For a CGT asset of a business to be an active asset for the purposes of Division 152 of the ITAA 1997 it must firstly satisfy one of the 'positive tests' in subsection 152-40(1) of the ITAA 1997 and then also not be excluded by one of the exceptions in subsection 152-40(4) of the ITAA 1997.

Under paragraph 152-40(1)(a) of the ITAA 1997, a CGT asset is an active asset at that time, you own the asset and it is used, or held ready for use, in the course of carrying on a business that is carried on by you; or your affiliate; or another entity that is connected with you.

Section 328-125(1) of the ITAA 1997 provides the meaning of "connected with" an entity. An entity is connected with another entity if:

· either entity controls the other entity, or

· both entities are controlled by the same third entity.

An entity controls another entity, if the first entity, its affiliates or both of them together beneficially own, or have the right to acquire beneficial ownership of, equity interest in the company that give at least 40% (the control percentage) of the voting power in the company under paragraph 328-125(2)(a) of the ITAA 1997.

However, paragraph 152-40(4)(e) of the ITAA 1997 provides that an asset whose main use is to derive rent cannot be an active asset unless such use was only temporary. That is, even if the asset is used in a business it will not be an active asset if its main use is to derive rent.

Taxation Determination TD 2006/78 is an expression of the Commissioner's opinion regarding the application of paragraph 152-40(4)(e) of the ITAA 1997 for an asset whose main use is to derive rent.

Paragraph 26 of TD 2006/78 states:

If an asset is used partly for business and partly to derive rent at any given time, it will be a question of fact dependent on all the circumstances as to whether the main use of the asset at that time is to derive rent. No one single factor will necessarily be determinative, and resolving the matter is likely to involve a consideration of a range of factors such as:

    · the comparative areas of use of the premises (between deriving rent and other uses); and

    · the comparative levels of income derived from the different uses of the asset.

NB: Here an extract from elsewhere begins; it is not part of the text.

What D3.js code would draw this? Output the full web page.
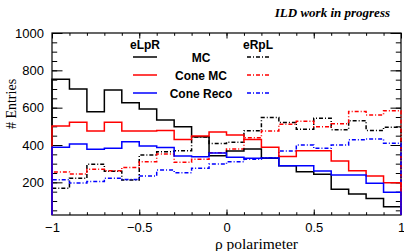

Application to your circumstances

In this particular case, if you look at this based on leased area only it would appear that the property was used to earn rental income. The area used by your company's business is considerably less than the total area.

Your company's business contributes to the majority of the income generated by the property in a number of the relevant years and there is never a year that the rental income exceeds the business income.

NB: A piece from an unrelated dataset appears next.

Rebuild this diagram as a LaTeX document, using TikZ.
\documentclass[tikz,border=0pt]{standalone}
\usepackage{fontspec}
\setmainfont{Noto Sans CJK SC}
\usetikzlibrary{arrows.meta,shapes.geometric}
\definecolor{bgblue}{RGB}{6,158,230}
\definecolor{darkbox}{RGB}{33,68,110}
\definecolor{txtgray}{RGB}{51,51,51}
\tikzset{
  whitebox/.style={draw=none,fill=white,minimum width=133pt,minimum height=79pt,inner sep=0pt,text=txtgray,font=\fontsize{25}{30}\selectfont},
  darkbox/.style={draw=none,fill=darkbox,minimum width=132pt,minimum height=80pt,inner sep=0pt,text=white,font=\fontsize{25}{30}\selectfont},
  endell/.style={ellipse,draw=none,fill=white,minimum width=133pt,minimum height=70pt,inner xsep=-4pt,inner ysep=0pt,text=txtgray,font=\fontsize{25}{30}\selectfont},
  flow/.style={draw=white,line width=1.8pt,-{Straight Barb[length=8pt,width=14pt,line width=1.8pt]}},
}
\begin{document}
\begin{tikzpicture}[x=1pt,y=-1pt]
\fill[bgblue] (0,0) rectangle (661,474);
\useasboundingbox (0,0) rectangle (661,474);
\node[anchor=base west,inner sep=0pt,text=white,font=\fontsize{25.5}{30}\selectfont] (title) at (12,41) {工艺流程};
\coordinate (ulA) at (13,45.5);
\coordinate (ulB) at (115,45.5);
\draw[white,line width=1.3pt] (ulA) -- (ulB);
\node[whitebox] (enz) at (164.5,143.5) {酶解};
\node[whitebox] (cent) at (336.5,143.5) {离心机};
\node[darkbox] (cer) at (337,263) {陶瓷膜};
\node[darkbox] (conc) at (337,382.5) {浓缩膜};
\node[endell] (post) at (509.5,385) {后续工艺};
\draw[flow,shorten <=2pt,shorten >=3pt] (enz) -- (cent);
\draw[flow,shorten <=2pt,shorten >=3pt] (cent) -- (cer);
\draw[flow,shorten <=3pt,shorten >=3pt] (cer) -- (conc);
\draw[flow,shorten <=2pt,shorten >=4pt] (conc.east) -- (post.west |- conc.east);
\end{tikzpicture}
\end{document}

Having regard to the facts that the business uses a proportion of the retail space and car spaces and that proportion of the property produces the majority of the total income, it is considered the main use of the property is not to derive rent and accordingly, the property is not excluded from being an active asset by paragraph 152-40(4)(e) of the ITAA 1997. The property is therefore an active asset, for the period that your 100% owned company carries on a business, under section 152-40 of the ITAA 1997.

Additional information

Subsection 152-10(1) of the ITAA 1997 contains the basic conditions for small business relief in relation to capital gains. The basic conditions to be satisfied for the gain are:

    (a) a CGT event happens in relation to a CGT asset of yours in an income year. This condition does not apply in the case of CGT event D1

    (b) the event would (apart from Division 152 of the ITAA 1997) have resulted in the gain

    (c) at least one of the following applies:

      (i) you are a small business entity for the income year

      (ii) you satisfy the maximum net asset value test in section 152-15 of the ITAA 1997

      (iii) you are a partner in a partnership that is a small business entity for the income year and the CGT asset is an asset of the partnership

      (iv) the conditions mentioned in subsection (1A) or (1B) are satisfied in relation to the CGT asset in the income year

    (d) the CGT asset satisfies the active asset test in section 152-35 of the ITAA 1997.

At the time of applying for a private ruling the property had not been sold. The property will not be excluded from being an active asset under the 'rental' exclusion however, all of the other conditions will need to be satisfied to be eligible to apply the small business CGT concessions.